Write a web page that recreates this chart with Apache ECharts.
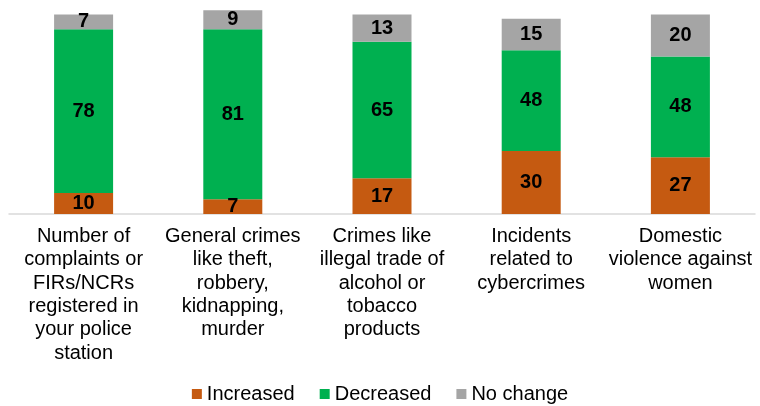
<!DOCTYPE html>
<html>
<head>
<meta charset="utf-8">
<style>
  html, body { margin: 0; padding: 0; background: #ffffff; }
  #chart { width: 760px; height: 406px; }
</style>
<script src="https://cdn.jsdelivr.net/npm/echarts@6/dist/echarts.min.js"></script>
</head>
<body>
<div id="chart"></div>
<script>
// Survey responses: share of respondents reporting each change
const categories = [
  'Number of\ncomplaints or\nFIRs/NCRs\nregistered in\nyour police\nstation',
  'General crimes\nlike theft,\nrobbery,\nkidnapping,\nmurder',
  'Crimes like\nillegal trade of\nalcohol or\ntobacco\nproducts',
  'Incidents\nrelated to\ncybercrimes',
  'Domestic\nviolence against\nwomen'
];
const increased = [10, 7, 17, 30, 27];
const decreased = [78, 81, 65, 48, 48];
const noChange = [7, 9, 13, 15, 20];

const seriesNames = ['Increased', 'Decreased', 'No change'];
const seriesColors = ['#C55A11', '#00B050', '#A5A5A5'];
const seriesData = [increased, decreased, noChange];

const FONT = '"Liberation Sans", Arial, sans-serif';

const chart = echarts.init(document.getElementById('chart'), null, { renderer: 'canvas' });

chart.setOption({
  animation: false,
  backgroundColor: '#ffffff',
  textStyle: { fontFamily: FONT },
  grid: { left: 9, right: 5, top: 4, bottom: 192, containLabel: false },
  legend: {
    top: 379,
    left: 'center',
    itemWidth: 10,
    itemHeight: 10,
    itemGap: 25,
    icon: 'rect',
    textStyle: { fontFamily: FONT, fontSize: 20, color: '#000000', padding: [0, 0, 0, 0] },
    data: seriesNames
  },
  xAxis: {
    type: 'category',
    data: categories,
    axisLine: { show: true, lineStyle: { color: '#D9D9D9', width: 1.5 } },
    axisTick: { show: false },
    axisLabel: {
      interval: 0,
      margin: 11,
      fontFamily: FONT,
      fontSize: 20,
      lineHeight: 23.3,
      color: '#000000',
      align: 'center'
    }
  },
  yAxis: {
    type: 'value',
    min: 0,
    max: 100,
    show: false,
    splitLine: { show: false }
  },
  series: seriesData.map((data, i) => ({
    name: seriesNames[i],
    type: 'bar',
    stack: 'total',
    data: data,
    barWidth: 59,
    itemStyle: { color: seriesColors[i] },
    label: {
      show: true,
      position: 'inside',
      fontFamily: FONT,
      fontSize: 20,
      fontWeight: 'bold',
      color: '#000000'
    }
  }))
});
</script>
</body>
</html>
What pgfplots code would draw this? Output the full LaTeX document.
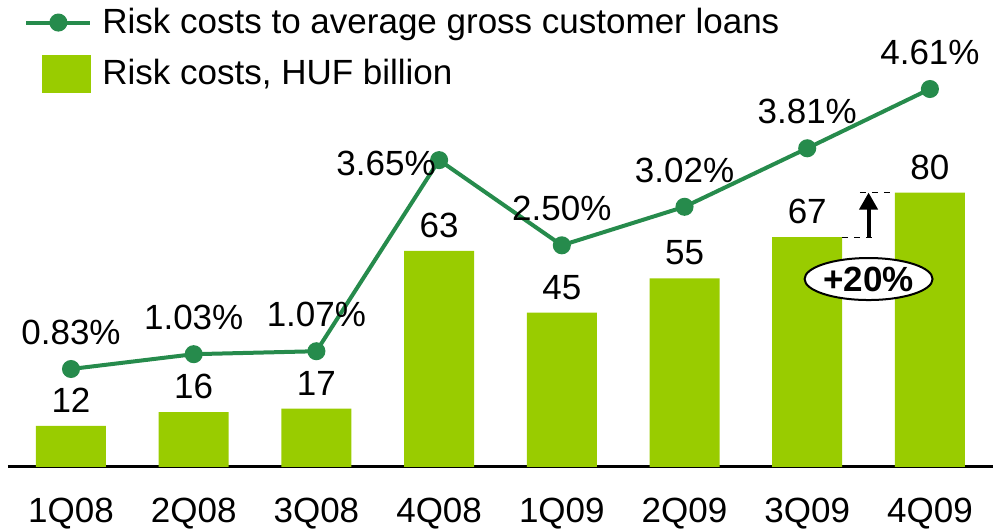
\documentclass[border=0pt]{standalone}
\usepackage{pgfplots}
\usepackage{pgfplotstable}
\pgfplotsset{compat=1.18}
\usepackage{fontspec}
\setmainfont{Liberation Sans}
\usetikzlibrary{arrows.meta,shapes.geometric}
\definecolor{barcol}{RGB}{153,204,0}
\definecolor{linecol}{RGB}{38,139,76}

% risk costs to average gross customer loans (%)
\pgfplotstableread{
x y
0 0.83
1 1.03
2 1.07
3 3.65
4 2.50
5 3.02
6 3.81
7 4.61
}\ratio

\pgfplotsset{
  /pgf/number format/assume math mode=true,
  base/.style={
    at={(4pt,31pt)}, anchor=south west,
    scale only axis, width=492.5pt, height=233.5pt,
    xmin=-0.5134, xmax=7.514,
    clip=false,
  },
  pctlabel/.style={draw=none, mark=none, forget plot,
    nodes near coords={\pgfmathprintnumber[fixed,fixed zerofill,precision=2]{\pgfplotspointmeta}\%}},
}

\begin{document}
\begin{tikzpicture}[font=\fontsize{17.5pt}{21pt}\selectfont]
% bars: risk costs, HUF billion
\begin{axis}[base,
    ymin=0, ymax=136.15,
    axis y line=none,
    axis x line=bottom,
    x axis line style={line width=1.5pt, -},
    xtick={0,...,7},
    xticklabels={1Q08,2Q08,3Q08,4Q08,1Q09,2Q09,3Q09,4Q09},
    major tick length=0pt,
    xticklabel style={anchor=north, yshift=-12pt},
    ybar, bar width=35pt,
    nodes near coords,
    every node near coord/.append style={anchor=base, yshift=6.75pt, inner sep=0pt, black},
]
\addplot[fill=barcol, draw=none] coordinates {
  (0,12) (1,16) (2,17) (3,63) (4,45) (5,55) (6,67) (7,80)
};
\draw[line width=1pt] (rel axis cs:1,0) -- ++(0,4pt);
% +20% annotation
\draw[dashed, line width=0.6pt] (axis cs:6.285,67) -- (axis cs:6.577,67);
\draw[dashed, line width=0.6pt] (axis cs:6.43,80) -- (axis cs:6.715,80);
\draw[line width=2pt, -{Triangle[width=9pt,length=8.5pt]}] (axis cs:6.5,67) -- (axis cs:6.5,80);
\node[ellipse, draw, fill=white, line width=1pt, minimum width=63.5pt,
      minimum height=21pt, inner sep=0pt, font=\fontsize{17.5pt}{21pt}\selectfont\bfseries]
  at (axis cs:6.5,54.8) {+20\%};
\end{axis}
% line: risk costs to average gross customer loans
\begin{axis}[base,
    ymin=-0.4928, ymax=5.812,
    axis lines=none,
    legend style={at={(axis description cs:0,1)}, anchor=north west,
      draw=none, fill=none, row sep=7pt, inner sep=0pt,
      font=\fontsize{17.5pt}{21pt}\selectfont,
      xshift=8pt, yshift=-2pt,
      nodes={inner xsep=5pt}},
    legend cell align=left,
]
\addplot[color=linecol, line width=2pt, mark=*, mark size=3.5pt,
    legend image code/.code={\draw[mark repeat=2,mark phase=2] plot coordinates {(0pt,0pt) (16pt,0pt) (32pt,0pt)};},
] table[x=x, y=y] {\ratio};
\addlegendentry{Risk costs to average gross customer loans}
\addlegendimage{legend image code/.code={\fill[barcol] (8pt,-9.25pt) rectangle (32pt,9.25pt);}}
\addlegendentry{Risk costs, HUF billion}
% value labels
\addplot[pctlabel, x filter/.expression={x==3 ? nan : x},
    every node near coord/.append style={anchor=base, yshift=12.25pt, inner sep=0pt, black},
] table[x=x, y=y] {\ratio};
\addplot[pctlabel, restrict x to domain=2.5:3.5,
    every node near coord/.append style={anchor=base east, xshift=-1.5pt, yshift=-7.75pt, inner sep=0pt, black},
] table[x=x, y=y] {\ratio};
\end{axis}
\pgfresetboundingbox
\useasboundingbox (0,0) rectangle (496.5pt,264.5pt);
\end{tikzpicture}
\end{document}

Request ▸
Copy the whole of the material above exactly, but not its images.

Response to the task ▸
Write a web page that recreates this chart with Apache ECharts.
<!DOCTYPE html>
<html>
<head>
<meta charset="utf-8">
<style>
  html, body { margin: 0; padding: 0; background: #ffffff; }
  #chart { width: 760px; height: 406px; }
</style>
<script src="https://cdn.jsdelivr.net/npm/echarts@6/dist/echarts.min.js"></script>
</head>
<body>
<div id="chart"></div>
<script>
// Survey responses: share of respondents reporting each change
const categories = [
  'Number of\ncomplaints or\nFIRs/NCRs\nregistered in\nyour police\nstation',
  'General crimes\nlike theft,\nrobbery,\nkidnapping,\nmurder',
  'Crimes like\nillegal trade of\nalcohol or\ntobacco\nproducts',
  'Incidents\nrelated to\ncybercrimes',
  'Domestic\nviolence against\nwomen'
];
const increased = [10, 7, 17, 30, 27];
const decreased = [78, 81, 65, 48, 48];
const noChange = [7, 9, 13, 15, 20];

const seriesNames = ['Increased', 'Decreased', 'No change'];
const seriesColors = ['#C55A11', '#00B050', '#A5A5A5'];
const seriesData = [increased, decreased, noChange];

const FONT = '"Liberation Sans", Arial, sans-serif';

const chart = echarts.init(document.getElementById('chart'), null, { renderer: 'canvas' });

chart.setOption({
  animation: false,
  backgroundColor: '#ffffff',
  textStyle: { fontFamily: FONT },
  grid: { left: 9, right: 5, top: 4, bottom: 192, containLabel: false },
  legend: {
    top: 379,
    left: 'center',
    itemWidth: 10,
    itemHeight: 10,
    itemGap: 25,
    icon: 'rect',
    textStyle: { fontFamily: FONT, fontSize: 20, color: '#000000', padding: [0, 0, 0, 0] },
    data: seriesNames
  },
  xAxis: {
    type: 'category',
    data: categories,
    axisLine: { show: true, lineStyle: { color: '#D9D9D9', width: 1.5 } },
    axisTick: { show: false },
    axisLabel: {
      interval: 0,
      margin: 11,
      fontFamily: FONT,
      fontSize: 20,
      lineHeight: 23.3,
      color: '#000000',
      align: 'center'
    }
  },
  yAxis: {
    type: 'value',
    min: 0,
    max: 100,
    show: false,
    splitLine: { show: false }
  },
  series: seriesData.map((data, i) => ({
    name: seriesNames[i],
    type: 'bar',
    stack: 'total',
    data: data,
    barWidth: 59,
    itemStyle: { color: seriesColors[i] },
    label: {
      show: true,
      position: 'inside',
      fontFamily: FONT,
      fontSize: 20,
      fontWeight: 'bold',
      color: '#000000'
    }
  }))
});
</script>
</body>
</html>
What pgfplots code would draw this? Output the full LaTeX document.
\documentclass[border=0pt]{standalone}
\usepackage{pgfplots}
\usepackage{pgfplotstable}
\pgfplotsset{compat=1.18}
\usepackage{fontspec}
\setmainfont{Liberation Sans}
\usetikzlibrary{arrows.meta,shapes.geometric}
\definecolor{barcol}{RGB}{153,204,0}
\definecolor{linecol}{RGB}{38,139,76}

% risk costs to average gross customer loans (%)
\pgfplotstableread{
x y
0 0.83
1 1.03
2 1.07
3 3.65
4 2.50
5 3.02
6 3.81
7 4.61
}\ratio

\pgfplotsset{
  /pgf/number format/assume math mode=true,
  base/.style={
    at={(4pt,31pt)}, anchor=south west,
    scale only axis, width=492.5pt, height=233.5pt,
    xmin=-0.5134, xmax=7.514,
    clip=false,
  },
  pctlabel/.style={draw=none, mark=none, forget plot,
    nodes near coords={\pgfmathprintnumber[fixed,fixed zerofill,precision=2]{\pgfplotspointmeta}\%}},
}

\begin{document}
\begin{tikzpicture}[font=\fontsize{17.5pt}{21pt}\selectfont]
% bars: risk costs, HUF billion
\begin{axis}[base,
    ymin=0, ymax=136.15,
    axis y line=none,
    axis x line=bottom,
    x axis line style={line width=1.5pt, -},
    xtick={0,...,7},
    xticklabels={1Q08,2Q08,3Q08,4Q08,1Q09,2Q09,3Q09,4Q09},
    major tick length=0pt,
    xticklabel style={anchor=north, yshift=-12pt},
    ybar, bar width=35pt,
    nodes near coords,
    every node near coord/.append style={anchor=base, yshift=6.75pt, inner sep=0pt, black},
]
\addplot[fill=barcol, draw=none] coordinates {
  (0,12) (1,16) (2,17) (3,63) (4,45) (5,55) (6,67) (7,80)
};
\draw[line width=1pt] (rel axis cs:1,0) -- ++(0,4pt);
% +20% annotation
\draw[dashed, line width=0.6pt] (axis cs:6.285,67) -- (axis cs:6.577,67);
\draw[dashed, line width=0.6pt] (axis cs:6.43,80) -- (axis cs:6.715,80);
\draw[line width=2pt, -{Triangle[width=9pt,length=8.5pt]}] (axis cs:6.5,67) -- (axis cs:6.5,80);
\node[ellipse, draw, fill=white, line width=1pt, minimum width=63.5pt,
      minimum height=21pt, inner sep=0pt, font=\fontsize{17.5pt}{21pt}\selectfont\bfseries]
  at (axis cs:6.5,54.8) {+20\%};
\end{axis}
% line: risk costs to average gross customer loans
\begin{axis}[base,
    ymin=-0.4928, ymax=5.812,
    axis lines=none,
    legend style={at={(axis description cs:0,1)}, anchor=north west,
      draw=none, fill=none, row sep=7pt, inner sep=0pt,
      font=\fontsize{17.5pt}{21pt}\selectfont,
      xshift=8pt, yshift=-2pt,
      nodes={inner xsep=5pt}},
    legend cell align=left,
]
\addplot[color=linecol, line width=2pt, mark=*, mark size=3.5pt,
    legend image code/.code={\draw[mark repeat=2,mark phase=2] plot coordinates {(0pt,0pt) (16pt,0pt) (32pt,0pt)};},
] table[x=x, y=y] {\ratio};
\addlegendentry{Risk costs to average gross customer loans}
\addlegendimage{legend image code/.code={\fill[barcol] (8pt,-9.25pt) rectangle (32pt,9.25pt);}}
\addlegendentry{Risk costs, HUF billion}
% value labels
\addplot[pctlabel, x filter/.expression={x==3 ? nan : x},
    every node near coord/.append style={anchor=base, yshift=12.25pt, inner sep=0pt, black},
] table[x=x, y=y] {\ratio};
\addplot[pctlabel, restrict x to domain=2.5:3.5,
    every node near coord/.append style={anchor=base east, xshift=-1.5pt, yshift=-7.75pt, inner sep=0pt, black},
] table[x=x, y=y] {\ratio};
\end{axis}
\pgfresetboundingbox
\useasboundingbox (0,0) rectangle (496.5pt,264.5pt);
\end{tikzpicture}
\end{document}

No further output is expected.